Vocês como produtores de vídeos, o quão importante é ouvir o artista, saber também o que eles querem? Isto pode atrapalhar o processo criativo de vocês? 

Sempre gostamos da participação dos músicos na criação da ideia. Essa relação nos aproxima e nos faz entender ainda mais quem são os artistas com quem estamos colaborando. Para o processo criativo faz diferença. Mas já não é o mesmo quando essa interferência acontece no processo técnico da gravação. Neste momento é muito importante que tanto a banda quanto o diretor saibam se relacionar durante as filmagens. Normalmente o diretor, por razões óbvias, tem mais bagagem e know-how técnico, mas não significa que um artista possa contribuir dividindo o que espera de uma determinada cena ou de um determinado momento. É importante que todos ali tenham consciência plena e sensibilidade sobre até onde deve avançar ou recuar para potencializar a experiência da gravação. Já tivemos boas e más experiências neste sentido.
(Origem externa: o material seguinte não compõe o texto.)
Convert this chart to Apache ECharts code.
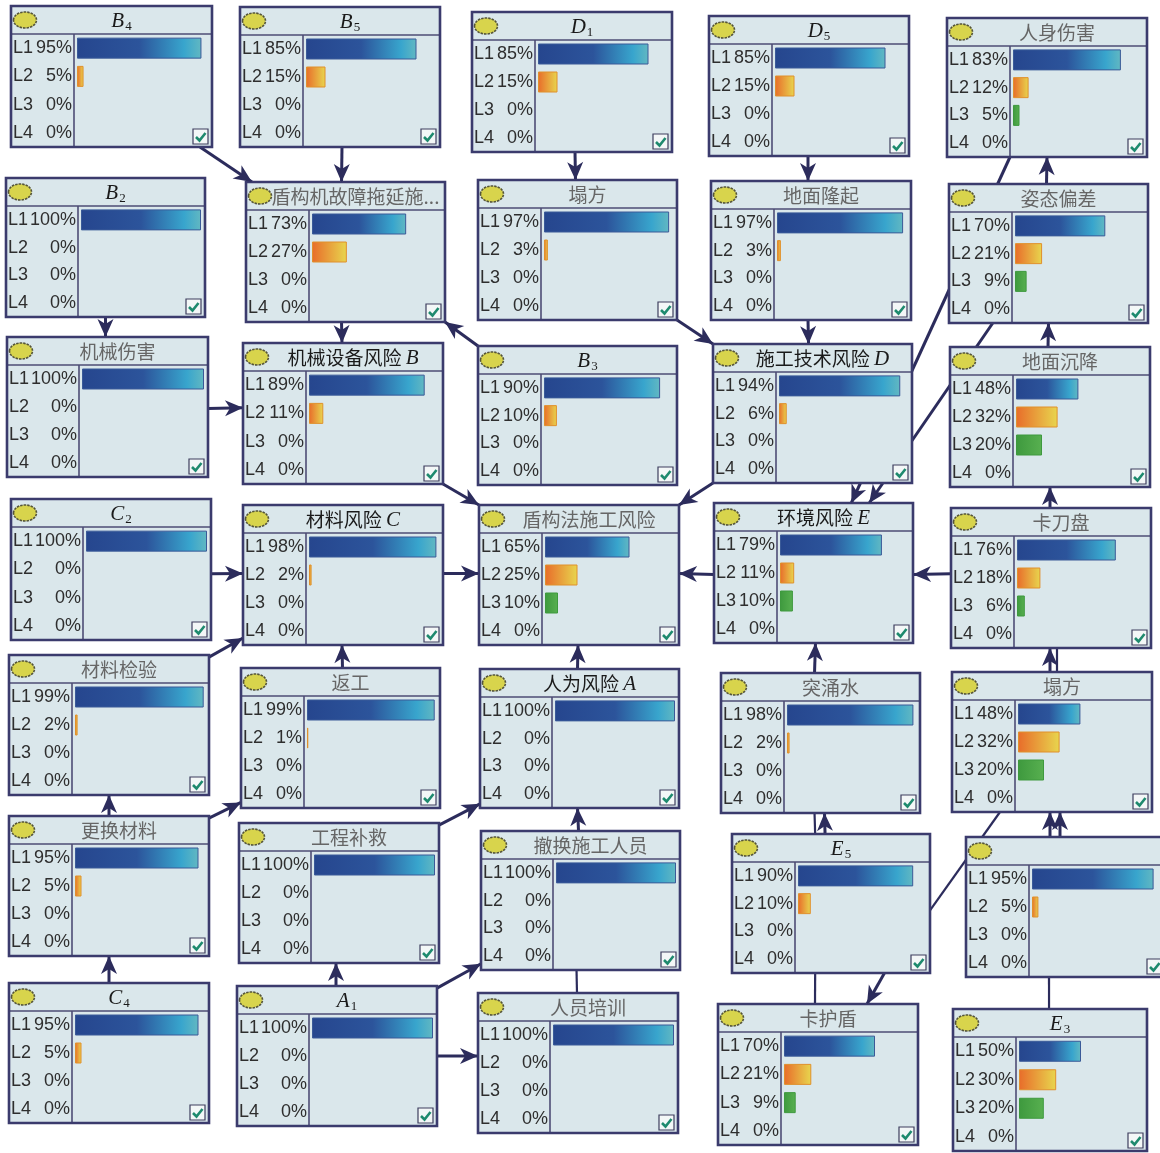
<!DOCTYPE html>
<html><head><meta charset="utf-8">
<script src="https://cdn.jsdelivr.net/npm/echarts@6/dist/echarts.min.js"></script>
<style>html,body{margin:0;padding:0;background:#fff}#c{width:1160px;height:1153px}</style>
</head><body><div id="c"></div>
<script>
// ---------- data ----------
const levelLabels = ['L1', 'L2', 'L3', 'L4'];
const nodeTitles = [
  '{i|B}{s|4}', '{i|B}{s|2}', '机械伤害', '{i|C}{s|2}', '材料检验', '更换材料', '{i|C}{s|4}',
  '{i|B}{s|5}', '盾构机故障拖延施...', '机械设备风险 {i|B}', '材料风险 {i|C}', '返工', '工程补救', '{i|A}{s|1}',
  '{i|D}{s|1}', '塌方', '{i|B}{s|3}', '盾构法施工风险', '人为风险 {i|A}', '撤换施工人员', '人员培训',
  '{i|D}{s|5}', '地面隆起', '施工技术风险 {i|D}', '环境风险 {i|E}', '突涌水', '{i|E}{s|5}', '卡护盾',
  '人身伤害', '姿态偏差', '地面沉降', '卡刀盘', '塌方', '', '{i|E}{s|3}'
];
const L1 = [95,100,100,100,99,95,95, 85,73,89,98,99,100,100, 85,97,90,65,100,100,100, 85,97,94,79,98,90,70, 83,70,48,76,48,95,50];
const L2 = [5,0,0,0,2,5,5, 15,27,11,2,1,0,0, 15,3,10,25,0,0,0, 15,3,6,11,2,10,21, 12,21,32,18,32,5,30];
const L3 = [0,0,0,0,0,0,0, 0,0,0,0,0,0,0, 0,0,0,10,0,0,0, 0,0,0,10,0,0,9, 5,9,20,6,20,0,20];
const L4 = [0,0,0,0,0,0,0, 0,0,0,0,0,0,0, 0,0,0,0,0,0,0, 0,0,0,0,0,0,0, 0,0,0,0,0,0,0];
// links: [from, to, arrow(1)/plain(0)]
const links = [
  [0,8,1],[7,8,1],[1,2,1],[2,9,1],[8,9,1],[16,8,1],[9,17,1],[15,23,1],[14,15,1],[21,22,1],
  [22,23,1],[23,17,1],[10,17,1],[3,10,1],[4,10,1],[11,10,1],[5,4,1],[5,11,1],[12,18,1],[6,5,1],
  [13,12,1],[13,19,1],[13,20,1],[19,18,1],[20,19,0],[18,17,1],[24,17,1],[31,24,1],[25,24,1],[26,25,1],
  [26,25,0],[26,27,1],[26,27,0],[32,26,0],[33,32,1],[33,32,1],[34,33,0],[32,31,1],[32,31,0],[31,30,1],
  [30,29,1],[29,28,1],[28,24,1],[29,24,1]
];

// ---------- layout (positions only) ----------
const boxLayout = [
  [11,6,201,141],[6,178,199,139],[7,337,201,140],[11,499,200,141],[9,655,200,140],[9,816,200,140],[9,983,200,140],
  [240,7,200,140],[246,182,199,140],[243,343,200,141],[243,505,200,140],[241,668,199,140],[239,823,200,140],[237,986,200,140],
  [472,12,200,140],[478,180,199,140],[478,346,199,139],[479,505,200,140],[480,669,199,139],[481,831,199,139],[478,993,200,140],
  [709,16,200,140],[711,181,200,139],[713,344,199,139],[714,503,199,140],[721,673,199,140],[732,834,198,139],[718,1004,200,141],
  [947,18,200,139],[949,184,199,139],[950,347,200,140],[951,508,200,140],[952,672,200,140],[966,837,200,140],[953,1009,194,142]
];
// anchor fractions on each box for each link: [fx0, fy0, fx1, fy1]
const linkAnchors = [
  [0.94,1,0.03,0],[0.51,1,0.48,0],[0.5,1,0.49,0],[1,0.51,0,0.46],[0.48,1,0.495,0],[0,0,1,1],[1,1,0,0],[1,1,0,0],[0.515,1,0.49,0],[0.495,1,0.485,0],
  [0.485,1,0.48,0],[0,1,1,0],[1,0.49,0,0.49],[1,0.53,0,0.49],[1,0.015,0,0.95],[0.51,0,0.495,1],[0.5,0,0.5,1],[1,0.015,0,0.96],[1,0.015,0,0.97],[0.5,0,0.5,1],
  [0.495,0,0.485,1],[1,0.015,0,0.955],[1,0.5,0,0.45],[0.49,0,0.49,1],[0.495,0,0.48,1],[0.49,0,0.495,1],[0,0.51,1,0.49],[0,0.47,1,0.51],[0.47,0,0.51,1],[0.47,0,0.52,1],
  [0.42,0,0.47,1],[0.77,1,0.745,0],[0.42,1,0.485,0],[0.24,1,1,0.55],[0.42,0,0.49,1],[0.47,0,0.54,1],[0.495,0,0.415,1],[0.49,0,0.495,1],[0.525,0,0.53,1],[0.495,0,0.5,1],
  [0.49,0,0.5,1],[0.49,0,0.5,1],[0.315,1,0.69,0],[0.22,1,0.78,0]
];

// ---------- styles ----------
const BG = '#dae7eb', BORDER = '#3b3b6d', INNER = '#4d4d75', LINK = '#2c2c5c';
const grad = (stops) => ({type:'linear', x:0, y:0, x2:1, y2:0, colorStops: stops.map(s => ({offset:s[0], color:s[1]}))});
const barFill = [
  grad([[0,'#26468e'],[0.5,'#2c549b'],[0.86,'#38a5cd'],[1,'#62b8c2']]),
  grad([[0,'#e86c2a'],[1,'#e8d64e']]),
  grad([[0,'#3e993e'],[1,'#58b050']]),
  grad([[0,'#888'],[1,'#aaa']])
];
const barBorder = ['#3a5a98', '#e0902c', '#3e993e', '#777'];
const levelVals = [L1, L2, L3, L4];

const grids = [], xAxes = [], yAxes = [], series = [], graphics = [];

boxLayout.forEach((b, i) => {
  const [x, y, w, h] = b;
  const vals = levelVals.map(a => a[i]);
  const col = vals[0] === 100 ? 72 : 63;
  const gl = x + col + 3, gr = x + w - 4;
  grids.push({left: gl, top: y + 28, width: gr - gl, height: h - 28, show: false});
  xAxes.push({gridIndex: i, type: 'value', min: 0, max: 100, show: false});
  yAxes.push({
    gridIndex: i, type: 'category', data: levelLabels, inverse: true, z: 6,
    axisLine: {show: false}, axisTick: {show: false}, splitLine: {show: false},
    axisLabel: {
      interval: 0, margin: 5,
      formatter: (v, k) => '{a|' + v + '}{b|' + vals[k] + '%}',
      rich: {
        a: {width: 19, align: 'left', fontSize: 18, fontFamily: 'Liberation Sans', color: '#2e2e2e'},
        b: {width: col - 23, align: 'right', fontSize: 18, fontFamily: 'Liberation Sans', color: '#2e2e2e'}
      }
    }
  });
  series.push({
    type: 'bar', xAxisIndex: i, yAxisIndex: i, barWidth: 21, silent: true, z: 6,
    data: vals.map((v, k) => ({value: v, itemStyle: {color: barFill[k], borderColor: barBorder[k], borderWidth: v > 0 ? 1 : 0}}))
  });
  // box decoration
  graphics.push({type: 'rect', z: 2, shape: {x, y, width: w, height: h}, style: {fill: BG}, silent: true});
  graphics.push({type: 'line', z: 10, shape: {x1: x, y1: y + 28, x2: x + w, y2: y + 28}, style: {stroke: INNER, lineWidth: 1.6}, silent: true});
  graphics.push({type: 'line', z: 10, shape: {x1: x + col, y1: y + 28, x2: x + col, y2: y + h}, style: {stroke: INNER, lineWidth: 1.6}, silent: true});
  graphics.push({type: 'rect', z: 11, shape: {x, y, width: w, height: h}, style: {fill: null, stroke: BORDER, lineWidth: 2.6}, silent: true});
  graphics.push({type: 'ellipse', z: 11, shape: {cx: x + 14, cy: y + 14, rx: 11.5, ry: 8}, style: {fill: '#d8d44c', stroke: '#55553a', lineWidth: 1.6, lineDash: [2.5, 1]}, silent: true});
  const t = nodeTitles[i];
  if (t) {
    const dark = t.indexOf('{i|') >= 0;
    graphics.push({
      type: 'text', z: 11, x: x + w / 2 + 10, y: y + 15, silent: true,
      style: {
        text: t, font: '19px "Noto Sans CJK SC"', fill: dark ? '#1a1a1a' : '#666',
        align: 'center', verticalAlign: 'middle', textAlign: 'center', textVerticalAlign: 'middle',
        rich: {
          i: {fontFamily: 'Liberation Serif', fontStyle: 'italic', fontSize: 21, lineHeight: 24, color: '#111'},
          s: {fontFamily: 'Liberation Serif', fontSize: 13, lineHeight: 12, padding: [12, 0, 0, 1], color: '#111'}
        }
      }
    });
  }
  // checkbox
  const cx = x + w - 19, cy = y + h - 18;
  graphics.push({type: 'rect', z: 12, shape: {x: cx, y: cy, width: 15, height: 15}, style: {fill: '#f3f7f7', stroke: '#3e3e5e', lineWidth: 1.2}, silent: true});
  graphics.push({type: 'polyline', z: 13, shape: {points: [[cx + 3, cy + 8], [cx + 6.5, cy + 11.5], [cx + 12.5, cy + 4]]}, style: {stroke: '#1e8a6e', lineWidth: 2.6, fill: null}, silent: true});
});

// links
links.forEach((lk, j) => {
  const [f, t, arrow] = lk;
  const a = linkAnchors[j];
  const bf = boxLayout[f], bt = boxLayout[t];
  const x0 = bf[0] + a[0] * bf[2], y0 = bf[1] + a[1] * bf[3];
  const x1 = bt[0] + a[2] * bt[2], y1 = bt[1] + a[3] * bt[3];
  graphics.push({type: 'line', z: 1, shape: {x1: x0, y1: y0, x2: x1, y2: y1}, style: {stroke: LINK, lineWidth: arrow ? 3 : 2.2}, silent: true});
  if (arrow) {
    const len = Math.hypot(x1 - x0, y1 - y0) || 1;
    const dx = (x1 - x0) / len, dy = (y1 - y0) / len;
    const nx = -dy, ny = dx, L = 18, hw = 8;
    graphics.push({type: 'polygon', z: 14, silent: true,
      shape: {points: [[x1, y1], [x1 - dx * L + nx * hw, y1 - dy * L + ny * hw], [x1 - dx * L * 0.72, y1 - dy * L * 0.72], [x1 - dx * L - nx * hw, y1 - dy * L - ny * hw]]},
      style: {fill: LINK}});
  }
});

const chart = echarts.init(document.getElementById('c'), null, {renderer: 'canvas'});
chart.setOption({
  backgroundColor: '#ffffff',
  animation: false,
  grid: grids, xAxis: xAxes, yAxis: yAxes, series: series,
  graphic: {elements: graphics}
});
</script>
</body></html>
O que é preciso para um videoclipe ser bom e prender as pessoas? 

Uma música pode ter dezenas de interpretações, e então, pode ser filmada de dezenas formas diferentes. O que quero dizer com isso é que quando você ouve uma música, você pode enxergar alguém dançando debaixo d’água e eu posso enxergar alguém chorando enquanto lava a louça. Não existe certo ou errado. Existe sim a ideia que tanto banda quanto diretor acham qual é a melhor pra representar a canção. A gente não gosta destes clipes com fórmulas clássicas, como são centenas de clipes de funk no Brasil, de rap nos EUA, de pop, etc. Eles seguem um roteiro padrão e eles realmente funcionam para prender as pessoas. Show de cortes, close no bumbum, efeitos especiais. Mas seguimos outro caminho artístico. Para nós, o que faz um clipe ser bom é quando ele consegue ser o mais autêntico e fiel à música que está apresentando. E dá para fazer isso de várias maneiras.